The American Heart Association (AHA) is sharply critical of a bill passed last week in California that prevents local communities in the state from adopting any new local sugary drink taxes for the next 12 years. The AHA calls Assembly Bill 1838 “a last-minute, backroom deal negotiated and written in secret by beverage industry lobbyists and their allies” and warns that it is a significant step backwards in the ongoing effort to reduce overconsumption of sugary drinks.

“This is one of the worst pieces of legislation I have seen in more than 30 years spent fighting for better health for kids and families,” said Nancy Brown, AHA CEO. “We could not be more disappointed to see this bill, taken straight from the tobacco industry playbook, pass and will urge Governor Brown to veto this appalling legislation.”

Three California cities have already acted

Residents of Berkeley, San Francisco, Oakland and Albany all voted resoundingly in recent years to adopt sugary drink taxes in response to ongoing health concerns and to raise needed revenue for critical public health programs. Sugary drinks are the number one source of added sugars in the American diet. People who consume a greater percentage of their calories from added sugars are at a significantly higher risk of dying from heart disease. Nearly two-thirds of children drink at least one sugary drink every day, putting them at higher risk for heart disease, diabetes, stroke, cancer, hypertension and tooth decay.

A "bad bill"

“This is a bad bill designed to protect the soda industry while it promotes poor health,” said David Lee, M.D., President of the Western States Affiliate of the American Heart Association and a cardiologist in Palo Alto. “In fact, it will only worsen the threat of diabetes, heart disease and other chronic health conditions that millions of Californians already face every day.”
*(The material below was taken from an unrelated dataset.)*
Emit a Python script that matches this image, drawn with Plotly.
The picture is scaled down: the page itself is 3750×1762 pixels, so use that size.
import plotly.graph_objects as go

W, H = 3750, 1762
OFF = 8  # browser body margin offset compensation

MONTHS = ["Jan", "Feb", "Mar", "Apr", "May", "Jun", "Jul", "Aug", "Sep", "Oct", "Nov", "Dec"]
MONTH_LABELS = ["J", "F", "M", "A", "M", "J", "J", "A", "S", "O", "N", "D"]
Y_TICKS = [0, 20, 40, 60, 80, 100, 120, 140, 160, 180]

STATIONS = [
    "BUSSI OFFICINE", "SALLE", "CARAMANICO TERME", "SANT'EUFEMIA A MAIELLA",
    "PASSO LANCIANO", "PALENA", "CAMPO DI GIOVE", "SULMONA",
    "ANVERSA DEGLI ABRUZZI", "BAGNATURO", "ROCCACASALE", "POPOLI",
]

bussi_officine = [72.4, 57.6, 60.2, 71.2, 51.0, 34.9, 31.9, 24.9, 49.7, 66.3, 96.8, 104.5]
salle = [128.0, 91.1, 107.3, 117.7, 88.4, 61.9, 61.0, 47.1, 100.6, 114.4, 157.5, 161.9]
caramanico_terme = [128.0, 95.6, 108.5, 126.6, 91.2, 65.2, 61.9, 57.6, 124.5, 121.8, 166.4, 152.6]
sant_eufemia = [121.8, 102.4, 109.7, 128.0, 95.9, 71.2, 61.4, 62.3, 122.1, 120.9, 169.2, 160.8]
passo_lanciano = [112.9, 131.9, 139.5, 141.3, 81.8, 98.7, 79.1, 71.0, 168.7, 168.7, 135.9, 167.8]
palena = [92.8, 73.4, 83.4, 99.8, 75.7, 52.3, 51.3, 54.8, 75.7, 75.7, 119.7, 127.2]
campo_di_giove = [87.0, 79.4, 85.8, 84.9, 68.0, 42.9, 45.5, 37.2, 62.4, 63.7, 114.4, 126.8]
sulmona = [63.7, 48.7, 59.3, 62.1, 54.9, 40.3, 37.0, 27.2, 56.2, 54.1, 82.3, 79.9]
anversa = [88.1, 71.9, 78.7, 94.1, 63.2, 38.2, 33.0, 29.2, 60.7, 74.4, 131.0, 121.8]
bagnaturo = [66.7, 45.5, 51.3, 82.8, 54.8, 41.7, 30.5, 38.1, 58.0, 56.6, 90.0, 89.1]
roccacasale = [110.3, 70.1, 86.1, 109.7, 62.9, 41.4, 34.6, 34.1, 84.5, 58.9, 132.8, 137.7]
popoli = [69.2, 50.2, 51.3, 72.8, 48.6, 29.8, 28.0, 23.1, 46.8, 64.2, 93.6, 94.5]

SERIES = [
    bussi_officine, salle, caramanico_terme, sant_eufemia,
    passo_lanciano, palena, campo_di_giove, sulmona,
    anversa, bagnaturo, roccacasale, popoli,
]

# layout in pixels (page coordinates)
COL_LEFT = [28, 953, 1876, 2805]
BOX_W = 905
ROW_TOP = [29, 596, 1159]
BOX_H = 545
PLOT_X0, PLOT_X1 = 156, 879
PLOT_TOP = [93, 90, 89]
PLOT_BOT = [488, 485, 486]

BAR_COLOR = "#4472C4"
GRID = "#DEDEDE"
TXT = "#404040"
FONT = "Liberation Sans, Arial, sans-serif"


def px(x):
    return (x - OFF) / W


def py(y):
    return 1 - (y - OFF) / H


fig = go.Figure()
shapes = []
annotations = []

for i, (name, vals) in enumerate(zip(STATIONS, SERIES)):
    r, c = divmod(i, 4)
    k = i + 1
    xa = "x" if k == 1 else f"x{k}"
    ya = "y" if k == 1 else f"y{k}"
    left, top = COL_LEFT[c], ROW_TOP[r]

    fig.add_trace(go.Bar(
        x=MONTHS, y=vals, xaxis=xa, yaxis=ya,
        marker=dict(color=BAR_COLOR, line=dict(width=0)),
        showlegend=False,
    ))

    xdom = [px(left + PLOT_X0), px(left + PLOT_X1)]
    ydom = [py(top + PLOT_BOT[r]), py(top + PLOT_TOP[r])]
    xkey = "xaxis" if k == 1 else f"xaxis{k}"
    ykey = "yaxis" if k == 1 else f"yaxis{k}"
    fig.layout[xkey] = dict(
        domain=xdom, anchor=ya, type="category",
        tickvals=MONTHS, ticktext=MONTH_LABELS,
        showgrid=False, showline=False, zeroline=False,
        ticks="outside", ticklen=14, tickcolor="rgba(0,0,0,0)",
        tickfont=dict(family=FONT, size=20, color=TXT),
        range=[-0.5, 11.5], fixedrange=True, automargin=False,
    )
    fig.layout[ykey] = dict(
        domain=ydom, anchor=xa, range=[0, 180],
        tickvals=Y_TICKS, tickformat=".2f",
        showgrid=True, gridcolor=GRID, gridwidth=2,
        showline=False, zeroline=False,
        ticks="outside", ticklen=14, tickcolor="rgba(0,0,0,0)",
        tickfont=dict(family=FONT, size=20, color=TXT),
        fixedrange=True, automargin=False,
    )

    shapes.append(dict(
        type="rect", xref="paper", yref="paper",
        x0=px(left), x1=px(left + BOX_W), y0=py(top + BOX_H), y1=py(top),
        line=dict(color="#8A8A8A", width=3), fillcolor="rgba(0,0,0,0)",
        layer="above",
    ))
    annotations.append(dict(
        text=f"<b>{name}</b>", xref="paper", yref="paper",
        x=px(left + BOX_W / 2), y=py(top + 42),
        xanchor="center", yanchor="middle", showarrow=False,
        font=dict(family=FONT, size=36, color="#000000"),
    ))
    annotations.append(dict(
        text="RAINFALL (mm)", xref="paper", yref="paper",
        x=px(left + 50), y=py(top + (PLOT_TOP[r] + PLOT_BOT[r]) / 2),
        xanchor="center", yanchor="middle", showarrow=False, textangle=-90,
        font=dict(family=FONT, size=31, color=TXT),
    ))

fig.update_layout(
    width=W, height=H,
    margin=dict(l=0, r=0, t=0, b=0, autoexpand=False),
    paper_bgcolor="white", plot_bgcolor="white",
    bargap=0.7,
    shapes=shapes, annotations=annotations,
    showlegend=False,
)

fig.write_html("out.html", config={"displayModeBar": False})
Research has affirmed the importance of allowing residents and their local elected officials to make these kinds of choices. A recent evaluation showed that sales of taxed sugary drinks in Berkeley dropped by 9.6 percent in the first year of the tax while sales of bottled water increased by 15.5 percent.

Meanwhile, 18 months after passage, food sector sales tax revenue in Berkeley rose by 15 percent and food sector jobs increased by 7.2 percent. More than $2.5 million in tax revenue has funded a variety of nutrition programs. San Francisco and Oakland have also begun directing millions of dollars of revenue from their taxes to health improvement initiatives in schools and communities.
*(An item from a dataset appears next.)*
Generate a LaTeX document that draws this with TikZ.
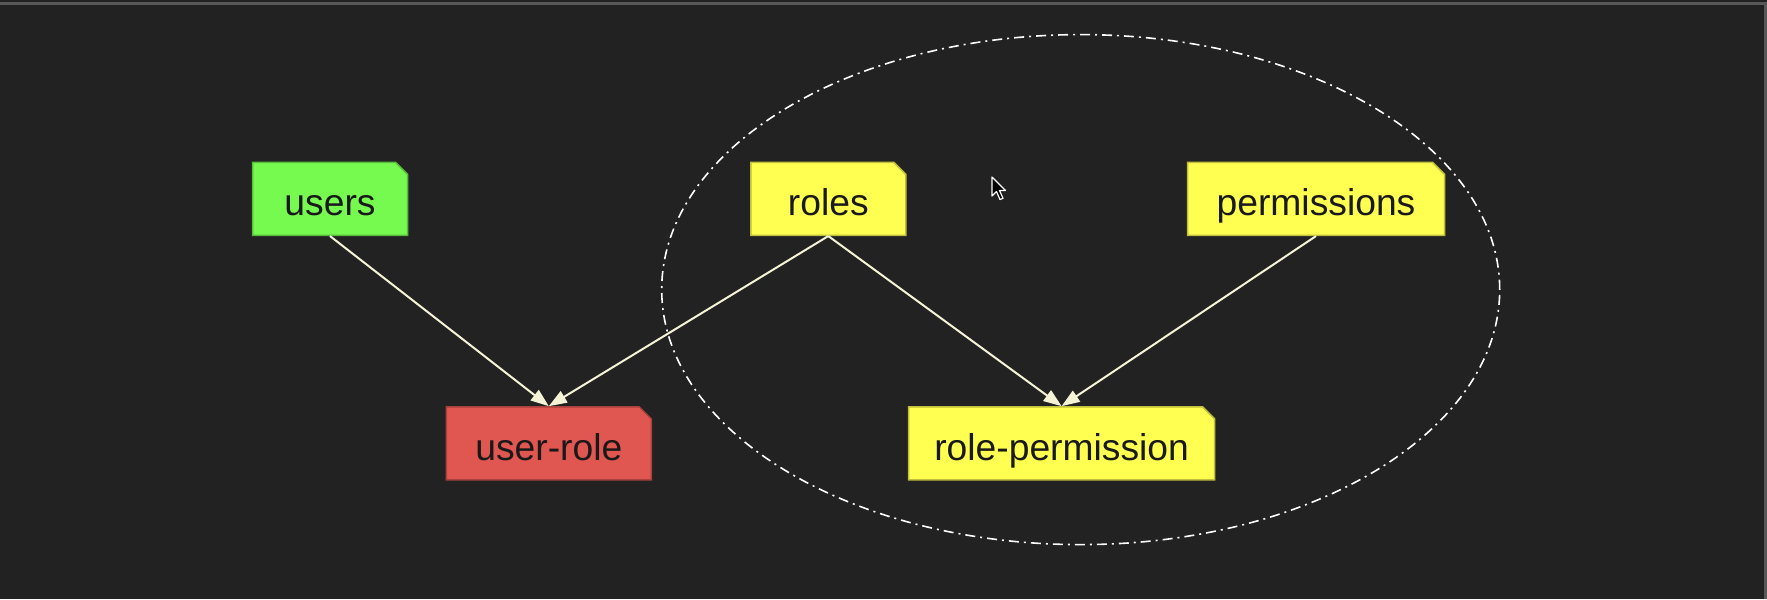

Millions spent in marketing

The beverage industry spent $866 million in 2013 alone to market sugary drinks as fun and healthful and they are pushing legislation in states across the country to prevent communities from taking responsible action.

“This bill represents a new low in the beverage industry’s increasingly desperate attempts to preserve its profits by any possible means—arrogantly ignoring the open government Californians voted for, expect and deserve,” said Brown. “Despite this setback, the American Heart Association will redouble our efforts to support the right of communities to make decisions that help their residents lead healthier lives.”